JEL: B40, Z0

Печатается по: Расков Д. Е. Лень и прокрастинация как практики активизма // Международный журнал исследований культуры. 2020. Т. 1 (38). С. 79–89.

Не будет преувеличением сказать, что мы живем в мире, в котором ценится трудолюбие, действие, эффективный результат. Такую культуру, в рамках которой за досугом (греч. schole, лат. otium) не признается самодостаточного, высшего смысла, вслед за Йозефом Пипером можно назвать «культурой тотального труда»[2]. Даже положение о том, что мы работаем, чтобы отдыхать, воспринимается с бóльшим сомнением, чем пиетистское: «Трудятся не для того, чтобы жить, а живут для того, чтобы трудиться. Если же человеку больше не дано трудиться, то он обречен на страдание или смерть»[3]. В этой культуре за праздностью, ленью, склонностью к откладыванию дел закреплена негативная оценка. В определенном смысле практики ничегонеделанья, отказа от работы, ленивости и отвлеченного созерцания маргинализируются как не вполне нормальные для современного преуспевающего человека.

Цель статьи состоит в прямо противоположном, а именно в том, чтобы показать мощный потенциал и источник творческой активности в практиках бездействия, отказа от труда и прокрастинации (оттягивания выполнения). В полном соответствии с античными представлениями данные практики могут быть признаны не только смелыми и нонконформистскими, но и подлинно активистскими.

Вопреки ожиданиям, связанным с развитием науки и техники, все возрастающей роботизацией, люди в развитых странах не стали работать меньше, проблема отчуждения не была решена. «Век праздности и изобилия», который в 1920–1930-е годы пророчил Дж. М. Кейнс, не настал, искусство жить не стало самой необходимой потребностью[4]. Более того, высокооплачиваемые работники только повысили количество часов труда, то есть ценность дополнительного высокооплачиваемого труда по большей части превысила аналогичную ценность досуга[5]. Благодаря цифровизации и распространению интернета возросла возможность работать в удаленном доступе в любое время дня и ночи (7/24)[6]. Расширились возможности для досуга, но параллельно расширились и возможности по апроприации досуга, по тотальной эксплуатации. Неслучайно Жан Бодрийяр охарактеризовал новую ситуацию как «драму досуга»[7], а современные социологи стали признавать, что все труднее отличить досуг от труда, а новые стандарты потребления принуждают к досугу и обязательным расходам[8].

Польза бездействия давно известна. Например, не устарела армейская премудрость: «Не торопись выполнять приказ – с большой вероятностью его отменят». Прокрастинация также всегда имела своих заступников. Достаточно вспомнить серьезную шутку Марка Твена: «Никогда не откладывай на завтра то, что можешь сделать послезавтра».

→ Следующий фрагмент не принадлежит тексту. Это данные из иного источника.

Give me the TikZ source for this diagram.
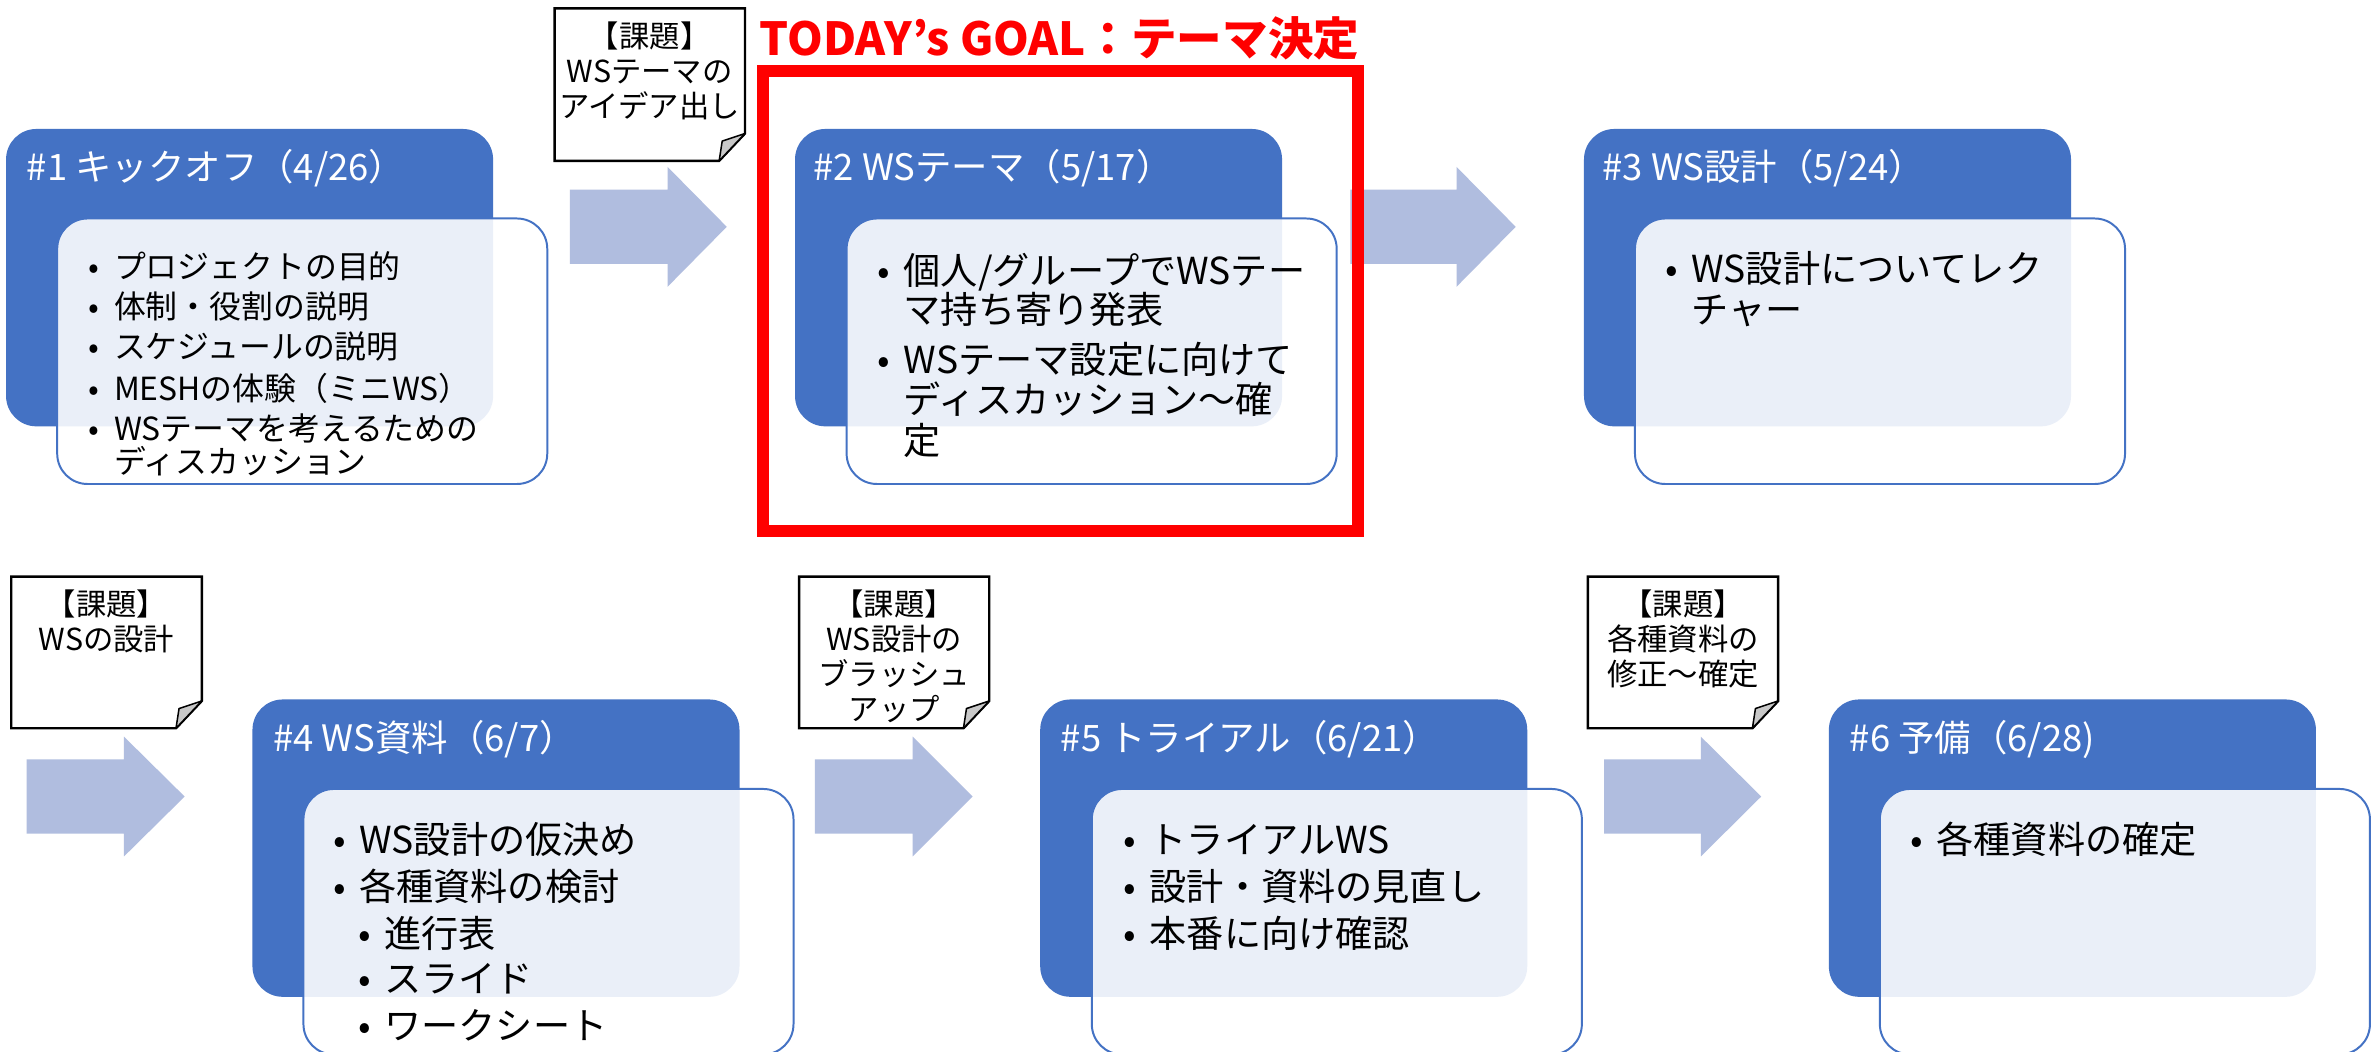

В последующем развитии похвалы этим всегда актуальным и незаслуженно угнетаемым практикам, если не сказать полезным компетенциям, можно было бы ограничиться тремя из них, выстроив их в иерархическом порядке. Самая простая и многим доступная форма воздержания от труда – это прокрастинация, то есть оттягивание выполнения; вторая, требующая большей убежденности и сил – это «отказ от труда»; и наконец, третья, наивысшая (как бы сказал Малевич, супрематическая) форма – это бездействие. Рассмотрим теперь подробнее эти три формы преодоления труда, или три формы возвращения человека к себе самому, то есть практики активного очеловечивания.

Прокрастинация

Прокрастинация, то есть откладывание и оттягивание выполнения работы, наказывается в системе, где инструментом являются приказы, директивы, разъяснения к приказам. В такой системе прокрастинация маргинализируется тем, что ее приравнивают к тяжелой и вредной форме заболевания, с которой надо бороться с помощью медицины, общественного порицания и совести. В такой системе борьба с тунеядством носит директивный характер. В системе же с формально свободным трудом (рыночной экономики), казалось бы, субъект имеет право отказаться от работы. Но и здесь такое поведение маргинализируется идеологией. Извечный спутник человека – прокрастинация – приравнивается чуть ли не к недугу или болезни, тогда как это форма жизни, а иногда и форма сопротивления бессмысленности приказов или неправильной организации труда.